──────── Materials provided ────────

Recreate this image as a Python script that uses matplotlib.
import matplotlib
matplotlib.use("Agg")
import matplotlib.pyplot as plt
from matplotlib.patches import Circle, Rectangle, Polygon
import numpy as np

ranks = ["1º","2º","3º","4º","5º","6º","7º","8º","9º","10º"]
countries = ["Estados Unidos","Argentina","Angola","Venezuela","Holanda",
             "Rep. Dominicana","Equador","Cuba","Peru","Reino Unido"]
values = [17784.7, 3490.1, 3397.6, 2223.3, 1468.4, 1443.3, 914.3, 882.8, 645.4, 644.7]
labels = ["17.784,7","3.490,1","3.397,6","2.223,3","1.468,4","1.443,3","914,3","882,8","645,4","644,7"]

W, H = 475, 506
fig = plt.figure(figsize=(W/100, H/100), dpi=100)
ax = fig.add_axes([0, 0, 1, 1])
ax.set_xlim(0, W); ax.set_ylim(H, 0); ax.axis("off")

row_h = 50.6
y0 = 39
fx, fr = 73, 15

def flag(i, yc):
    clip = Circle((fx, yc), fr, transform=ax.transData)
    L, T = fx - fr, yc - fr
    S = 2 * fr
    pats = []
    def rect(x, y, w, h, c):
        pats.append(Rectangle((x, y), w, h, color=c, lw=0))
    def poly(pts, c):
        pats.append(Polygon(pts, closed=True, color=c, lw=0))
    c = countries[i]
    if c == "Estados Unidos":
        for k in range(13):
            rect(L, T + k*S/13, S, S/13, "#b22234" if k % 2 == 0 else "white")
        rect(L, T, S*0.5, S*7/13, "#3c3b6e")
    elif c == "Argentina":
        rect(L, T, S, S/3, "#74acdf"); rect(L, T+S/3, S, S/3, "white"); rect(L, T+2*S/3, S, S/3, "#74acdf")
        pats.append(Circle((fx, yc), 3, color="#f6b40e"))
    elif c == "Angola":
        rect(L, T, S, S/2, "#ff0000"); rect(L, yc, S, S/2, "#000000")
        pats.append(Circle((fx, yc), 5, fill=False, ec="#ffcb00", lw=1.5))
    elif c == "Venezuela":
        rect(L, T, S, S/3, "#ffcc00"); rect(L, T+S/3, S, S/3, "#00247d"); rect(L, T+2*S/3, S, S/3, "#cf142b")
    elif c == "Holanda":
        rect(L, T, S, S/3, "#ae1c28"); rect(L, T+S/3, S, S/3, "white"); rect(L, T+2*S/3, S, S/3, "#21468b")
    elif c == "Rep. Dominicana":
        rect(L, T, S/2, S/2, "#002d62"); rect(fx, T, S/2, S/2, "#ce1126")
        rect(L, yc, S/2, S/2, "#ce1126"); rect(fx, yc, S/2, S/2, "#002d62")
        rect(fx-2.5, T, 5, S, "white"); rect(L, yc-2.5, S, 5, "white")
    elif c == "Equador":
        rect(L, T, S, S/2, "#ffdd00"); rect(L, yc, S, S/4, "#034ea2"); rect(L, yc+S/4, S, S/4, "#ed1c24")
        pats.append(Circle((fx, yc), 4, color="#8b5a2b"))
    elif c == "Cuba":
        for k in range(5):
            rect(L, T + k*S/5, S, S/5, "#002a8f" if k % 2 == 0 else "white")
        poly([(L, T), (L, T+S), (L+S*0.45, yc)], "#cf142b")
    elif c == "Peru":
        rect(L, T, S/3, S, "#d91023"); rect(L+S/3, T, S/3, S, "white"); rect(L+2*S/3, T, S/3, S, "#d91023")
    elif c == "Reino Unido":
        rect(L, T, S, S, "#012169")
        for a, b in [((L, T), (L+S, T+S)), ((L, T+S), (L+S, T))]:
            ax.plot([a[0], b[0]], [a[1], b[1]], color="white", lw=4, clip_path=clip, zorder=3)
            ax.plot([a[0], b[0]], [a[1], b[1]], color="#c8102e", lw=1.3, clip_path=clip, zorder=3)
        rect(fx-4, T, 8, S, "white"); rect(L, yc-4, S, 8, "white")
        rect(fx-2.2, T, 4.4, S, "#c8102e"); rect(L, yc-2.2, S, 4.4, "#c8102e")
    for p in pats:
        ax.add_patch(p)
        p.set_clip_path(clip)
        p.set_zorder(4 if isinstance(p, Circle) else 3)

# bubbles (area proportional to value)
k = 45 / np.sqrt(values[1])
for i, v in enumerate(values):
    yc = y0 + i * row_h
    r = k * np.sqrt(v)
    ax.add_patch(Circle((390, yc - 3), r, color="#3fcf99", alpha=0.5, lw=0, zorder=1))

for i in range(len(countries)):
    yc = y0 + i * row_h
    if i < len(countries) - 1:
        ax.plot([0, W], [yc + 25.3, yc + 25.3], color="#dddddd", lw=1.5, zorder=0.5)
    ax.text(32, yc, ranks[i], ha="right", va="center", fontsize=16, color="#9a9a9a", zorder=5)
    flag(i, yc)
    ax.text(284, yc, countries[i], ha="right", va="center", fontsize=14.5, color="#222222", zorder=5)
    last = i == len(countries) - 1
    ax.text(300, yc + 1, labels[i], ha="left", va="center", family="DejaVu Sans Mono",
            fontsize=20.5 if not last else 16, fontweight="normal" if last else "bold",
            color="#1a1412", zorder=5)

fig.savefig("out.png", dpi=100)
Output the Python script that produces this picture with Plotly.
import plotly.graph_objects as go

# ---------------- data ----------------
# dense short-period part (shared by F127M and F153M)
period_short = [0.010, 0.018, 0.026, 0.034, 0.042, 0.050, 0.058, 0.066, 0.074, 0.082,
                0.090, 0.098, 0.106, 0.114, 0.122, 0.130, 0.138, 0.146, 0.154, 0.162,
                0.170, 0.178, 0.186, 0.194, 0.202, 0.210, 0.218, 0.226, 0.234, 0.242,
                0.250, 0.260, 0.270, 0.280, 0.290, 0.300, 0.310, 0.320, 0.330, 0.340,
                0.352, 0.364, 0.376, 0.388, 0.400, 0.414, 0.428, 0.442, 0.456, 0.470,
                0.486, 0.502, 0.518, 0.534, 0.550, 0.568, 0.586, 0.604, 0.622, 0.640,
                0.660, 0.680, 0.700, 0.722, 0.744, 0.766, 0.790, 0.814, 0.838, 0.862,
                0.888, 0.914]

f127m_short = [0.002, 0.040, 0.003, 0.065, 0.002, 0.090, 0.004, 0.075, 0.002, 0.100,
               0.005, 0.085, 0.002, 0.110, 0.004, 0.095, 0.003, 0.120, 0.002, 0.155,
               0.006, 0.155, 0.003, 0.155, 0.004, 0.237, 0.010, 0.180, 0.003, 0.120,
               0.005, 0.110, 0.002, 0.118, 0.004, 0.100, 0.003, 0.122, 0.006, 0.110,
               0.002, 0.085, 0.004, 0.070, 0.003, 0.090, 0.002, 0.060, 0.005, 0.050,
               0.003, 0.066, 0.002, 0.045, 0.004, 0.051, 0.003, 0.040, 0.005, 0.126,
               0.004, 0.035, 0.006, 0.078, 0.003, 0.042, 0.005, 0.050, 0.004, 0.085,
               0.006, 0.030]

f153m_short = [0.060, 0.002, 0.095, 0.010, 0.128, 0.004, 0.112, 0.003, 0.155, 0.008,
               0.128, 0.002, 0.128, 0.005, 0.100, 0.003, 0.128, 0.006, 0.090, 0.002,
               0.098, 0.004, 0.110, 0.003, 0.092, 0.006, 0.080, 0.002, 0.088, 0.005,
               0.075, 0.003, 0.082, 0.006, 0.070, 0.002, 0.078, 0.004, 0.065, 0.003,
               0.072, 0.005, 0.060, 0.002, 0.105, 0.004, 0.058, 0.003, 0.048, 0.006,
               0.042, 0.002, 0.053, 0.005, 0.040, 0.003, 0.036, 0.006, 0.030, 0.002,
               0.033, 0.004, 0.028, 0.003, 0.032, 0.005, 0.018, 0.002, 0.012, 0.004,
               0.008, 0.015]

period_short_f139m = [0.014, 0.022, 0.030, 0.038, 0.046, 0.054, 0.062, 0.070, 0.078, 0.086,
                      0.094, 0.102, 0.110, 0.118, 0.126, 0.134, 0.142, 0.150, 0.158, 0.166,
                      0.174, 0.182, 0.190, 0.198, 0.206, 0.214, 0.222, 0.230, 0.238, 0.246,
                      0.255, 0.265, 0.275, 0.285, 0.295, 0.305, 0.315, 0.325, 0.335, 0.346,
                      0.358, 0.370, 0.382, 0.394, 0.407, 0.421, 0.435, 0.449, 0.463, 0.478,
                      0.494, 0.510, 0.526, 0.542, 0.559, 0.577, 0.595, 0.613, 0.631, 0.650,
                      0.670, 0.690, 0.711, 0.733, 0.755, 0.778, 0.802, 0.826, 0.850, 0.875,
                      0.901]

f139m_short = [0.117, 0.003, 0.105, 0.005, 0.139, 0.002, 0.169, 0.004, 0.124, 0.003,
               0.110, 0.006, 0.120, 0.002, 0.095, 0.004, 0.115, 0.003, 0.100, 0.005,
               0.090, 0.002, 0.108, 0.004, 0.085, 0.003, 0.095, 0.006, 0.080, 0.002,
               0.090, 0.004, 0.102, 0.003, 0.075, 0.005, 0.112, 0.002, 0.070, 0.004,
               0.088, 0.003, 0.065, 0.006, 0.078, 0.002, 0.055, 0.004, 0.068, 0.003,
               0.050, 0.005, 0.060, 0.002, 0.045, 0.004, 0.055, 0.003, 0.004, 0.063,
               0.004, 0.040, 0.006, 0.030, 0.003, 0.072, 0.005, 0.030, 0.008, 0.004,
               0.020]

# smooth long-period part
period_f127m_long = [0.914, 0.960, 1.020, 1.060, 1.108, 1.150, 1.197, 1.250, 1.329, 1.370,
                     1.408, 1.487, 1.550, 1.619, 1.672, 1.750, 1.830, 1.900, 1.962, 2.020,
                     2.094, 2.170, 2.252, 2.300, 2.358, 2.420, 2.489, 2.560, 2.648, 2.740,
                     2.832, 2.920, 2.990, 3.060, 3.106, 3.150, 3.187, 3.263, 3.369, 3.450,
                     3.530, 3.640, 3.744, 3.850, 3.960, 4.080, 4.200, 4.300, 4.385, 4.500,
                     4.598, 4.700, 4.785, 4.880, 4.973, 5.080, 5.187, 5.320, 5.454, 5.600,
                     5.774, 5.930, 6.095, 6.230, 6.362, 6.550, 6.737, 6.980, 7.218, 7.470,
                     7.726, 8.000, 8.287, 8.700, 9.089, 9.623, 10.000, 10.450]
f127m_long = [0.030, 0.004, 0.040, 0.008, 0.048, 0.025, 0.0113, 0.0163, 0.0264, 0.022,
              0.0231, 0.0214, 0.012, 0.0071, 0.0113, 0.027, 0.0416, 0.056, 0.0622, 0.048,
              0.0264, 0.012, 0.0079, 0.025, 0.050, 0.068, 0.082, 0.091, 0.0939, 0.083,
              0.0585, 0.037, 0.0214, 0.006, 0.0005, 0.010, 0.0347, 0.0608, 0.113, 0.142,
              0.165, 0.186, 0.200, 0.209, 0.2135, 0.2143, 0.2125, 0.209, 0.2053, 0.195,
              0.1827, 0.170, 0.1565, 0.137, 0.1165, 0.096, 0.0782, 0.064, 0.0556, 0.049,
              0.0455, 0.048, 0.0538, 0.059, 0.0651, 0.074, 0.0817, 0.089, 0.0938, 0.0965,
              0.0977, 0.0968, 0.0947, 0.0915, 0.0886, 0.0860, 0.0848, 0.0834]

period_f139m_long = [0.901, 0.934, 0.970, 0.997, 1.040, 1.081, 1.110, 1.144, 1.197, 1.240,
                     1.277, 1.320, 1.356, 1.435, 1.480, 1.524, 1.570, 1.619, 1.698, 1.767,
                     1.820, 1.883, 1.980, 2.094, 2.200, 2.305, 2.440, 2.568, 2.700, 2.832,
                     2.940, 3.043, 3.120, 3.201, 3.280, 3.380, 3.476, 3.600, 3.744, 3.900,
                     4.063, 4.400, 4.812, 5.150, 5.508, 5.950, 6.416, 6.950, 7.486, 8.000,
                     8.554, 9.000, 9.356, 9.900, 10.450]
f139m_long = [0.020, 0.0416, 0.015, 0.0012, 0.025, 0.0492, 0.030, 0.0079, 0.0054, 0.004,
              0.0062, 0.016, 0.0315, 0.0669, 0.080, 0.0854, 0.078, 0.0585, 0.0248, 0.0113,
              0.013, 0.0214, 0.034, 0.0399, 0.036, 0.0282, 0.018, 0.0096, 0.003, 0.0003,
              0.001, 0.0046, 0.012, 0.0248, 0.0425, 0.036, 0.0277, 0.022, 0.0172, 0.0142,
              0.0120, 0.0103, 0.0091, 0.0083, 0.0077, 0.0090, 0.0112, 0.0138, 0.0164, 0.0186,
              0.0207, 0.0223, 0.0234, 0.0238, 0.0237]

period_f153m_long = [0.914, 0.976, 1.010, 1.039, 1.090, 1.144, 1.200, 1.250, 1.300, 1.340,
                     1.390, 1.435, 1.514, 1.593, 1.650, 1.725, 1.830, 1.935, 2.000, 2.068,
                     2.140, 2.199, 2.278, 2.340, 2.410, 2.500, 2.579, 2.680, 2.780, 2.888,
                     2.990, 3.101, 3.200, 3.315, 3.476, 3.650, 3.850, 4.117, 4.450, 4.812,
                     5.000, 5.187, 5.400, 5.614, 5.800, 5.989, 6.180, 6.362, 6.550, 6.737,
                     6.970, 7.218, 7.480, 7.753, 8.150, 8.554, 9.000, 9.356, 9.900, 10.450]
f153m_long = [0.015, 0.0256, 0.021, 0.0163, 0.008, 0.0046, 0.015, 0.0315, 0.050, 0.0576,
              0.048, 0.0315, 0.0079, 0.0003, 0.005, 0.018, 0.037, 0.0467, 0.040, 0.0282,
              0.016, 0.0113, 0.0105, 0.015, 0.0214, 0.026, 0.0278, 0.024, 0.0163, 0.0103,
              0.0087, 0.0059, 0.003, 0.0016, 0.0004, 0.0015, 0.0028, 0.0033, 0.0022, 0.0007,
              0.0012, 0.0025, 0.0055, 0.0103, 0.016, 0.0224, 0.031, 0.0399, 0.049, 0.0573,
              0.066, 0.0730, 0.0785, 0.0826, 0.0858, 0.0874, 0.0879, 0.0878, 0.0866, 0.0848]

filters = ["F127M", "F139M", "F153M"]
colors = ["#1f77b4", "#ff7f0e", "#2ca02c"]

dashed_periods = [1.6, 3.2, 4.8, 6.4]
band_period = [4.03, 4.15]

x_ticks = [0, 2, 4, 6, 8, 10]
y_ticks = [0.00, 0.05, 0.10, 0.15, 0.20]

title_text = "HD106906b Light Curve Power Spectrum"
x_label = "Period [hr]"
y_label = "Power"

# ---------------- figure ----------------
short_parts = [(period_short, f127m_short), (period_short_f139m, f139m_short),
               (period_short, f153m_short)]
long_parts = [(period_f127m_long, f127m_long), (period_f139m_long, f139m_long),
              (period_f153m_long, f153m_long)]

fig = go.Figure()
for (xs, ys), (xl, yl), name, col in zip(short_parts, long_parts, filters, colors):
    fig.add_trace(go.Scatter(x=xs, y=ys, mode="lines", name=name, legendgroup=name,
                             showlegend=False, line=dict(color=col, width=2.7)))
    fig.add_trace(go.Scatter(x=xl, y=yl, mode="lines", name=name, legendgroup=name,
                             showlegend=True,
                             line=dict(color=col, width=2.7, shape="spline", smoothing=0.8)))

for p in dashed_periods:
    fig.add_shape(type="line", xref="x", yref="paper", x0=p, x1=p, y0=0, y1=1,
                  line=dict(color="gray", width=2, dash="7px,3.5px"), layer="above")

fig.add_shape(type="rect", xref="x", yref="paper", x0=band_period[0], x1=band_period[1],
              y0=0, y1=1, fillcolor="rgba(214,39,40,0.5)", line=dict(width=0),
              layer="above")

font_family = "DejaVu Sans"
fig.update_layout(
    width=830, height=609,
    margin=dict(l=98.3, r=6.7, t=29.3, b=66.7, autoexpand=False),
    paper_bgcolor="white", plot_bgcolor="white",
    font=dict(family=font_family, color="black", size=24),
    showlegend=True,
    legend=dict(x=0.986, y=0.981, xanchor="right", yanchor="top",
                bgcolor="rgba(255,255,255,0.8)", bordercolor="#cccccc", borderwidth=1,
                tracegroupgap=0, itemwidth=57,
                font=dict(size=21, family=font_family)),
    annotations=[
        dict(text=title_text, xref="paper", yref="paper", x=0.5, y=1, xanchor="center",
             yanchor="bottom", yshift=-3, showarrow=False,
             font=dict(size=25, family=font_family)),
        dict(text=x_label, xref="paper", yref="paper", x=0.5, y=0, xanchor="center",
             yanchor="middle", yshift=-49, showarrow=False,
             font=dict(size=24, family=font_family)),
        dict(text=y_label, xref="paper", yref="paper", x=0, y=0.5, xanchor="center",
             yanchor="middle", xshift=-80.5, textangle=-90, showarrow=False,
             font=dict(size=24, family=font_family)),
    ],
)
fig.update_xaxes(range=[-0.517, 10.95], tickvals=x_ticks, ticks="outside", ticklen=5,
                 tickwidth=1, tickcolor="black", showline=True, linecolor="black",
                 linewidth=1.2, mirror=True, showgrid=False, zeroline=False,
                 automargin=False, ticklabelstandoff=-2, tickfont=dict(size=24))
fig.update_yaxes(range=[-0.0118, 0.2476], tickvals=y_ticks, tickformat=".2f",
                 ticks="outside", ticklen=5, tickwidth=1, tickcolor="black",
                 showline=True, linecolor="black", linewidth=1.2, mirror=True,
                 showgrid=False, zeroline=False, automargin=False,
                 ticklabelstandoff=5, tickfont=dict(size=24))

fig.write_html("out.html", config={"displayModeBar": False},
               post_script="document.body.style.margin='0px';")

────────

**What you should do**
Exactly as written, quote the lines from the one that has "Output the Python" down to the one that has "import plotly.graph_objects as go", and include both.

**Written solution**
Output the Python script that produces this picture with Plotly.
import plotly.graph_objects as go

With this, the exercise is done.